Bisnis.com, JAKARTA - Pemerintah berencana menaikkan tarif pajak pertambahan nilai (PPN) untuk barang-barang mewah. Rencana tersebut masuk dalam salah satu substansi Rancangan Undang-Undang tentang Ketentuan Umum dan Tata Cara Perpajakan (RUU KUP).
Staf Khusus Menteri Keuangan Bidang Komunikasi Strategis Yustinus Prastowo mengatakan rencana pemerintah untuk menaikkan PPN tersebut bertujuan untuk memberikan fasilitas yang tepat sasaran.
Dia menjelaskan, PPN untuk barang-barang yang dibutuhkan publik bisa turun menjadi 5 atau 7 persen, yang awalnya dikenakan sebesar 10 persen.
Sebaliknya, barang-barang yang tidak dibutuhkan masyarakat banyak, tetapi dikonsumsi oleh masyarakat kelas atas dan yang sifatnya terbatas, maka dapat dikenakan pajak yang lebih tinggi.

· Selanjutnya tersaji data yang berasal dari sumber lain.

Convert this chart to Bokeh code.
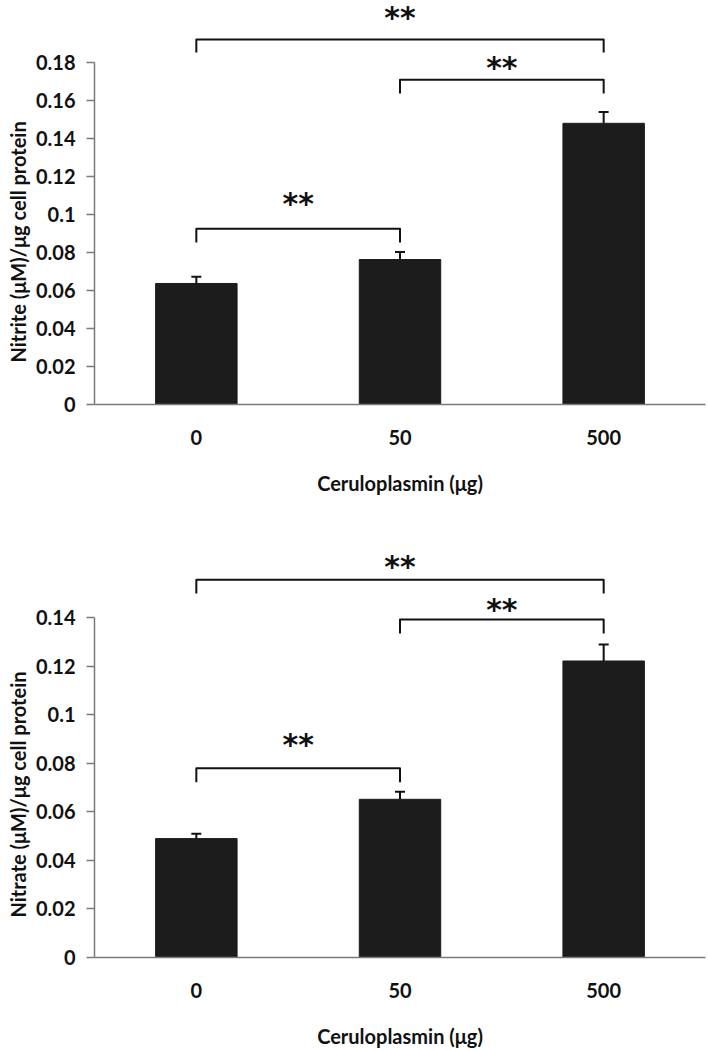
from bokeh.plotting import figure
from bokeh.layouts import column
from bokeh.models import Range1d, FixedTicker, Title
from bokeh.embed import file_html
from bokeh.resources import INLINE
from bokeh.core.properties import value

# ---------------- data ----------------
categories = ["0", "50", "500"]
x_label = "Ceruloplasmin (μg)"

nitrite_mean = [0.0637, 0.0763, 0.148]
nitrite_err = [0.0035, 0.0039, 0.0060]
nitrite_ticks = [0, 0.02, 0.04, 0.06, 0.08, 0.1, 0.12, 0.14, 0.16, 0.18]
nitrite_tick_labels = ["0", "0.02", "0.04", "0.06", "0.08", "0.1", "0.12", "0.14", "0.16", "0.18"]
nitrite_label = "Nitrite (μM)/μg cell protein"
# significance brackets: (from group, to group, bar height, tip height)
nitrite_brackets = [(0, 2, 0.1921, 0.1853), (1, 2, 0.1709, 0.1637), (0, 1, 0.0925, 0.0853)]
nitrite_star_y = [0.2050, 0.1789, 0.1074]

nitrate_mean = [0.0490, 0.0652, 0.1222]
nitrate_err = [0.0020, 0.0031, 0.0068]
nitrate_ticks = [0, 0.02, 0.04, 0.06, 0.08, 0.1, 0.12, 0.14]
nitrate_tick_labels = ["0", "0.02", "0.04", "0.06", "0.08", "0.1", "0.12", "0.14"]
nitrate_label = "Nitrate (μM)/μg cell protein"
nitrate_brackets = [(0, 2, 0.1557, 0.1500), (1, 2, 0.1393, 0.1335), (0, 1, 0.0780, 0.0722)]
nitrate_star_y = [0.1624, 0.1447, 0.0889]
star_text = "**"

FONT = "Lato"
STAR_FONT = "DejaVu Sans"
AXIS_GRAY = "#7a7a7a"
BAR_COLOR = "#1c1c1c"
INK = "#111111"


def make_panel(mean, err, ticks, tick_labels, ylabel, y_end, border_bottom,
               brackets, star_y, label_offset):
    idx = list(range(len(categories)))
    p = figure(width=708, height=525, output_backend="svg", toolbar_location=None,
               x_range=Range1d(-0.5, 2.5), y_range=Range1d(0, y_end),
               min_border_left=94, min_border_right=3, min_border_top=0,
               min_border_bottom=border_bottom)
    p.outline_line_color = None
    p.xgrid.visible = False
    p.ygrid.visible = False
    p.background_fill_color = "white"

    # bars
    p.vbar(x=idx, top=mean, width=0.4, fill_color=BAR_COLOR, line_color=BAR_COLOR)
    # upper error bars
    tops = [m + e for m, e in zip(mean, err)]
    p.segment(x0=idx, y0=mean, x1=idx, y1=tops, line_width=2, line_color=INK)
    p.scatter(x=idx, y=tops, marker="dash", size=10, line_width=2, line_color=INK)

    # significance brackets
    xs, ys, sx = [], [], []
    for a, b, h, t in brackets:
        xs.append([a, a, b, b])
        ys.append([t, h, h, t])
        sx.append((a + b) / 2)
    p.multi_line(xs=xs, ys=ys, line_width=2, line_color=INK, line_join="round")
    p.text(x=sx, y=star_y, text=[star_text] * len(sx), text_align="center",
           text_baseline="alphabetic", y_offset=3, text_font=value(STAR_FONT),
           text_font_style="bold", text_font_size="30px", text_color=INK)

    # y axis
    ya = p.yaxis[0]
    ya.ticker = FixedTicker(ticks=ticks)
    ya.major_label_overrides = {t: l for t, l in zip(ticks, tick_labels)}
    ya.bounds = (0, ticks[-1])
    ya.minor_tick_line_color = None
    ya.major_tick_in = 0
    ya.major_tick_out = 8
    ya.major_tick_line_color = AXIS_GRAY
    ya.major_tick_line_width = 1.5
    ya.axis_line_color = AXIS_GRAY
    ya.axis_line_width = 1.5
    ya.major_label_standoff = 11
    ya.major_label_text_font = FONT
    ya.major_label_text_font_style = "bold"
    ya.major_label_text_font_size = "20px"
    ya.major_label_text_color = INK

    # x axis
    xa = p.xaxis[0]
    xa.ticker = FixedTicker(ticks=idx)
    xa.major_label_overrides = {i: c for i, c in zip(idx, categories)}
    xa.minor_tick_line_color = None
    xa.major_tick_in = 0
    xa.major_tick_out = 0
    xa.axis_line_color = AXIS_GRAY
    xa.axis_line_width = 1.5
    xa.major_label_standoff = 25
    xa.major_label_text_font = FONT
    xa.major_label_text_font_style = "bold"
    xa.major_label_text_font_size = "20px"
    xa.major_label_text_color = INK
    xa.axis_label = x_label
    xa.axis_label_standoff = 23
    xa.axis_label_text_font = FONT
    xa.axis_label_text_font_style = "bold"
    xa.axis_label_text_font_size = "20px"
    xa.axis_label_text_color = INK

    # y label as side title, aligned to the 0..max tick span
    t = Title(text=ylabel, align="left", offset=label_offset, text_font=FONT,
              text_font_style="bold", text_font_size="20px", text_color=INK,
              standoff=5)
    p.add_layout(t, "left")
    return p


p1 = make_panel(nitrite_mean, nitrite_err, nitrite_ticks, nitrite_tick_labels,
                nitrite_label, 0.21263, 121, nitrite_brackets, nitrite_star_y, 42)
p2 = make_panel(nitrate_mean, nitrate_err, nitrate_ticks, nitrate_tick_labels,
                nitrate_label, 0.17804, 92, nitrate_brackets, nitrate_star_y, 40)

layout = column(p1, p2, spacing=0)
layout.styles = {"position": "absolute", "left": "0px", "top": "0px"}

open("out.html", "w").write(file_html(layout, INLINE))
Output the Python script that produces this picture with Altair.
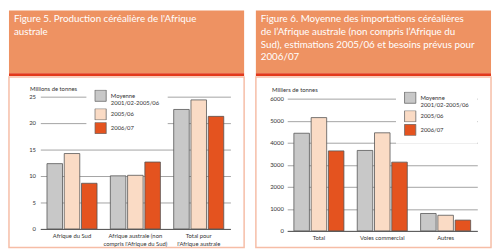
import altair as alt
import pandas as pd

# ---- data -------------------------------------------------------------
SERIES = ["Moyenne\n2001/02-2005/06", "2005/06", "2006/07"]
COLORS = ["#C8C8C8", "#FADBC5", "#E4531F"]

TITLE5 = ["Figure 5. Production céréalière de l'Afrique", "australe"]
CATS5 = ["Afrique du Sud",
         "Afrique australe (non\ncompris l'Afrique du Sud)",
         "Total pour\nl'Afrique australe"]
MOY5 = [12.3, 10.0, 22.5]
V0506_5 = [14.2, 10.1, 24.3]
V0607_5 = [8.6, 12.6, 21.2]
YTICKS5 = [0, 5, 10, 15, 20, 25]
YTITLE5 = "Millions de tonnes"

TITLE6 = ["Figure 6. Moyenne des importations céréalières",
          "de l’Afrique australe (non compris l’Afrique du",
          "Sud), estimations 2005/06 et besoins prévus pour",
          "2006/07"]
CATS6 = ["Total", "Voies commercial", "Autres"]
MOY6 = [4430, 3650, 790]
V0506_6 = [5140, 4450, 710]
V0607_6 = [3630, 3120, 490]
YTICKS6 = [0, 1000, 2000, 3000, 4000, 5000, 6000]
YTITLE6 = "Milliers de tonnes"


def long_df(cats, cols):
    rows = []
    for s, vals in zip(SERIES, cols):
        for c, v in zip(cats, vals):
            rows.append({"cat": c, "serie": s, "val": v})
    return pd.DataFrame(rows)


# ---- style --------------------------------------------------------------
ORANGE = "#EE9262"
RED = "#E2391A"
PINK = "#F6BDA6"
FONT = "Lato"
TXT = "#333333"
PW = 240
HH = 64
SH = 3
BH = 174


def header(lines):
    return alt.Chart(pd.DataFrame({"k": [0]})).mark_rect(color=ORANGE).properties(
        width=PW, height=HH,
        title=alt.TitleParams(text=lines, anchor="start", frame="group",
                              orient="bottom", offset=-(HH - 4), dx=5,
                              baseline="top", fontSize=10, lineHeight=13,
                              font=FONT, color="white", fontWeight="normal"))


def stripe():
    return alt.Chart(pd.DataFrame({"k": [0]})).mark_rect(color=RED).properties(
        width=PW, height=SH)


def body(df, cats, ymax, yvals, yrange, ytitle, title_x, title_y, label_pad,
         legend_x, legend_y):
    x_off = -(BH - yrange[0])
    return alt.Chart(df).mark_bar(stroke="#555555", strokeWidth=0.8).encode(
        x=alt.X("cat:N", sort=cats,
                scale=alt.Scale(range=[32, 226], paddingInner=0.21, paddingOuter=0.105),
                axis=alt.Axis(title=None, labelAngle=0,
                              labelExpr="split(datum.label, '\\n')",
                              labelFontSize=6, labelLineHeight=7.5, labelPadding=4,
                              labelColor=TXT, labelFont=FONT, labelBaseline="top",
                              domainColor="#555555", domainWidth=1, ticks=False,
                              offset=x_off)),
        xOffset=alt.XOffset("serie:N", sort=SERIES,
                            scale=alt.Scale(paddingInner=0.1, paddingOuter=0)),
        y=alt.Y("val:Q",
                scale=alt.Scale(domain=[0, ymax], range=list(yrange), nice=False),
                axis=alt.Axis(values=yvals, format="d", title=ytitle, titleAngle=0,
                              titleAlign="left", titleBaseline="middle",
                              titleX=title_x, titleY=title_y, titleFontSize=6,
                              titleFontWeight="normal", titleFont=FONT,
                              titleColor=TXT, labelFontSize=6, labelFont=FONT,
                              labelPadding=label_pad, labelColor=TXT, ticks=False,
                              domain=False, grid=True, gridColor="#8a8a8a",
                              gridWidth=0.8, offset=-32)),
        color=alt.Color("serie:N", sort=SERIES,
                        scale=alt.Scale(domain=SERIES, range=COLORS),
                        legend=alt.Legend(title=None, orient="none", legendX=legend_x,
                                          legendY=legend_y, fillColor="white",
                                          padding=8, symbolType="square",
                                          symbolSize=132, symbolStrokeColor="#666666",
                                          symbolStrokeWidth=0.8, symbolOpacity=1,
                                          labelFontSize=6, labelFont=FONT,
                                          labelColor=TXT,
                                          labelExpr="split(datum.label, '\\n')",
                                          rowPadding=2, clipHeight=12, labelOffset=4,
                                          labelLimit=0)),
    ).properties(width=PW, height=BH,
                 view=alt.ViewBackground(stroke=PINK, strokeWidth=1.5))


df5 = long_df(CATS5, [MOY5, V0506_5, V0607_5])
df6 = long_df(CATS6, [MOY6, V0506_6, V0607_6])

left = alt.vconcat(
    header(TITLE5), stripe(),
    body(df5, CATS5, 25, YTICKS5, (155, 19.5), YTITLE5, -11, 11.5, 5, 79, 5),
    spacing=0).resolve_legend(color="independent").resolve_scale(color="independent")
right = alt.vconcat(
    header(TITLE6), stripe(),
    body(df6, CATS6, 6000, YTICKS6, (157, 22), YTITLE6, -16, 12.5, 4, 143, 7),
    spacing=0).resolve_legend(color="independent").resolve_scale(color="independent")

chart = alt.hconcat(left, right, spacing=10).properties(padding=0).resolve_legend(
    color="independent").resolve_scale(color="independent").configure_view(
    strokeWidth=0).configure(font=FONT)

chart.save("out.html", embed_options={"renderer": "svg", "actions": False})
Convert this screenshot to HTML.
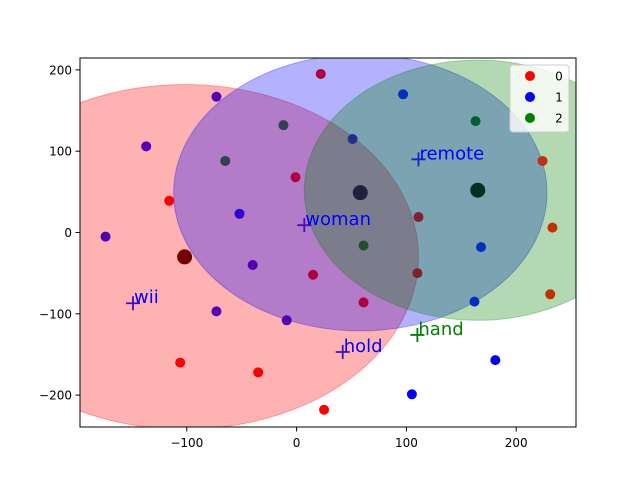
<!DOCTYPE html>
<html><head><meta charset="utf-8"><style>
body{margin:0;background:#fff}
text{font-family:"DejaVu Sans","Liberation Sans",sans-serif}
</style></head><body>
<svg id="chart" width="640" height="480" xmlns="http://www.w3.org/2000/svg">
<defs><clipPath id="clip"><rect x="80" y="58" width="496" height="369"/></clipPath></defs>
<rect width="640" height="480" fill="#fff"/>
<g id="plot" clip-path="url(#clip)"></g>
<g id="axes"></g>
</svg>
<script>
const ptX=[-73,22,-137,-12,-65,-1,-116,-52,-174,97,163,51,224,233,111,168,61,-40,15,110,231,-73,61,162,-9,-106,-35,25,105,181];
const ptY=[167,195,106,132,88,68,39,23,-5,170,137,115,88,6,19,-18,-16,-40,-52,-50,-76,-97,-86,-85,-108,-160,-172,-218,-199,-157];
const ptColor=['#5000b0','#b00040','#5000b0','#334050','#334050','#b00040','#ff0000','#3000d0','#5000b0','#0030c0','#006030','#203090','#c03010','#c03000','#802030','#0030c0','#205030','#5000b0','#b00040','#802030','#c03000','#5000b0','#b00040','#0030c0','#5000b0','#ff0000','#ff0000','#ff0000','#0000ff','#0000ff'];
const cenX=[-102,58,165];
const cenY=[-30,49,52];
const cenColor=['#700000','#202040','#003020'];
const ellRx=[213,170,158];
const ellRy=[212,170,160];
const ellFill=['#ff0000','#0000ff','#008000'];
const wordLabels=['wii','woman','remote','hold','hand'];
const wordX=[-149,7,111,42,110];
const wordY=[-87,9,90,-147,-126];
const wordColor=['#4010c0','#4010c0','#2020c0','#4010c0','#008000'];
const wordText=['#0000ff','#0000ff','#0000ff','#0000ff','#008000'];
const xTicks=[-100,0,100,200];
const yTicks=[-200,-100,0,100,200];
const legendLabels=['0','1','2'];
const legendColors=['#ff0000','#0000ff','#008000'];

const NS='http://www.w3.org/2000/svg';
const X=v=>296.6+v*1.098;
const Y=v=>232.5-v*0.813;
function mk(parent,tag,attrs){const e=document.createElementNS(NS,tag);for(const k in attrs)e.setAttribute(k,attrs[k]);parent.appendChild(e);return e;}
const plot=document.getElementById('plot'), axes=document.getElementById('axes');
ellRx.forEach((rx,i)=>{
  const e=mk(plot,'ellipse',{cx:X(cenX[i]),cy:Y(cenY[i]),rx:rx*1.098,ry:ellRy[i]*0.813,fill:ellFill[i],'fill-opacity':0.3,stroke:ellFill[i],'stroke-opacity':0.3});
  
  
});
ptX.forEach((v,i)=>{
  const c=mk(plot,'circle',{cx:X(v),cy:Y(ptY[i]),r:5,fill:ptColor[i]});
  
  
});
cenX.forEach((v,i)=>{
  const c=mk(plot,'circle',{cx:X(v),cy:Y(cenY[i]),r:7.5,fill:cenColor[i]});
  
  
});
wordLabels.forEach((w,i)=>{
  const x=X(wordX[i]),y=Y(wordY[i]);
  const p=mk(plot,'path',{d:`M${x-7},${y}H${x+7}M${x},${y-7}V${y+7}`,stroke:wordColor[i],'stroke-width':1.8});
  
  
  const t=mk(plot,'text',{x:x+1,y:y,'font-size':18,fill:wordText[i]});
  t.textContent=w;
  
  
});
const frame=mk(axes,'rect',{x:80,y:58,width:496,height:369,fill:'none',stroke:'#000','stroke-width':1});


xTicks.forEach(v=>{
  const x=X(v);
  mk(axes,'line',{x1:x,x2:x,y1:427,y2:431.5,stroke:'#000'});
  const t=mk(axes,'text',{x:x,y:447,'font-size':12,'text-anchor':'middle',fill:'#000'});
  t.textContent=v<0?'\u2212'+(-v):v;
  
  
});
yTicks.forEach(v=>{
  const y=Y(v);
  mk(axes,'line',{x1:75.5,x2:80,y1:y,y2:y,stroke:'#000'});
  const t=mk(axes,'text',{x:72,y:y+4.5,'font-size':12,'text-anchor':'end',fill:'#000'});
  t.textContent=v<0?'\u2212'+(-v):v;
  
  
});
const lg=mk(axes,'g',{});


mk(lg,'rect',{x:510,y:65,width:59,height:67,rx:3,fill:'#fff','fill-opacity':0.8,stroke:'#ccc'});
legendLabels.forEach((l,i)=>{
  const y=76+i*21;
  const c=mk(lg,'circle',{cx:530,cy:y,r:5,fill:legendColors[i]});
  
  
  const t=mk(lg,'text',{x:559,y:y+4.5,'font-size':12,'text-anchor':'middle',fill:'#000'});
  t.textContent=l;
  
  
});
</script>
</body></html>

“Kita ingin berikan fasilitas yang tepat sasaran, kita justru ingin memberikan dukungan bagi akses publik terhadap barang-barang dibutuhkan,” katanya dalam webinar Infobank, Kamis (3/6/2021).
Yustinus mengatakan, rencana tersebut pun dirancang untuk menciptakan sistem perpajakan yang lebih efektif, menciptakan keadilan, dan berdampak baik bagi perekonomian.
Baca Juga
Namun, rencana kenaikan tarif tersebut tidak akan dilakukan dalam waktu dekat. Pasalnya, penarikan pajak secara agresif dinilai kurang tepat dilakukan di tengah proses pemulihan ekonomi dari dampak pandemi Covid-19, serta stimulus insentif usaha perpajakan pun masih terus berlanjut.
“Kita membuat payung kebijakan yang penerapannya mungkin bisa 1 hingga 2 tahun lagi. Tapi, kita siapkan sekarang, mumpung punya kesempatan,” jelasnya.
Bisnis mencatat, bagi konsumen yang membeli barang kena pajak (BKP) atau jasa kena pajak (JKP) yang tergolong mewah dan sangat mewah akan dikenai tarif PPN lebih tinggi, yaitu 15 persen—25 persen.
Tarif tersebut akan berlaku bagi kelompok yang mengkonsumsi barang kena pajak atau jasa kena pajak yang tergolong mewah atau sangat mewah.